Why did you decide to go to law school?
My family and others like it were the subject of controversy when I was a child. In the 1990s, numerous anti-gay ballot measures sharply divided the state of Oregon. My mother ran a nonprofit organization that engaged in advocacy regarding gay- and lesbian-headed families, so we often found ourselves playing a very public role. I was acutely aware of how laws, motivated by peoples’ prejudices, failed to legally recognize our family and denied us the rights of heterosexual-headed households. On the other hand, the fact that our family was multi-racial (my brother and sister are both biracial) wasn’t much of an issue. By then, the civil rights movement had succeeded in abolishing formal/legalized discrimination.
I thus learned from an early age that laws and legal structures can have an enormous impact on peoples’ lives.
I never worked on civil rights issues, but after college I worked for various nonprofits and for a state legislator. Through my advocacy work and my work in the legislature, I became familiar with the intricacies of various areas of the law, and I found it all fascinating. When I decided to go to law school I had an eye toward public interest law, but I was also ready to pursue a “big firm” position if I had the opportunity.
What is your favorite part about Lewis & Clark?
Just a few steps out of any building on the law school campus can take you into a beautiful, serene forest. That kind of fresh air and open space is priceless to a law student - especially during final exam preparation.
What is your least favorite part about Lewis & Clark?
What are your future job and career goals?
I am excited to join the litigation department at Tonkon Torp, LLP this fall. If things work out as I hope they will, I may well stay there for my whole legal career.
What do you think prospective students should know about law school?

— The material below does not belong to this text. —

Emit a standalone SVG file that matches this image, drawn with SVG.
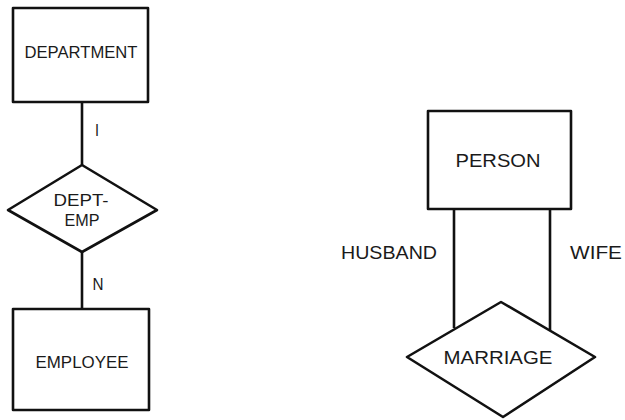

Law school involves a huge volume of intellectually demanding work. It can crush you if you let it. But if you treat it as an opportunity to learn and to push your brain a little harder than you have before, it can actually be a lot of fun. A mentor of mine said the best advice he could give me about law school was to soak it up while you’re there and indulge in the experience, rather than seeing it only as a stepping stone. Sometimes it’s hard, but maintaining that attitude makes all the difference.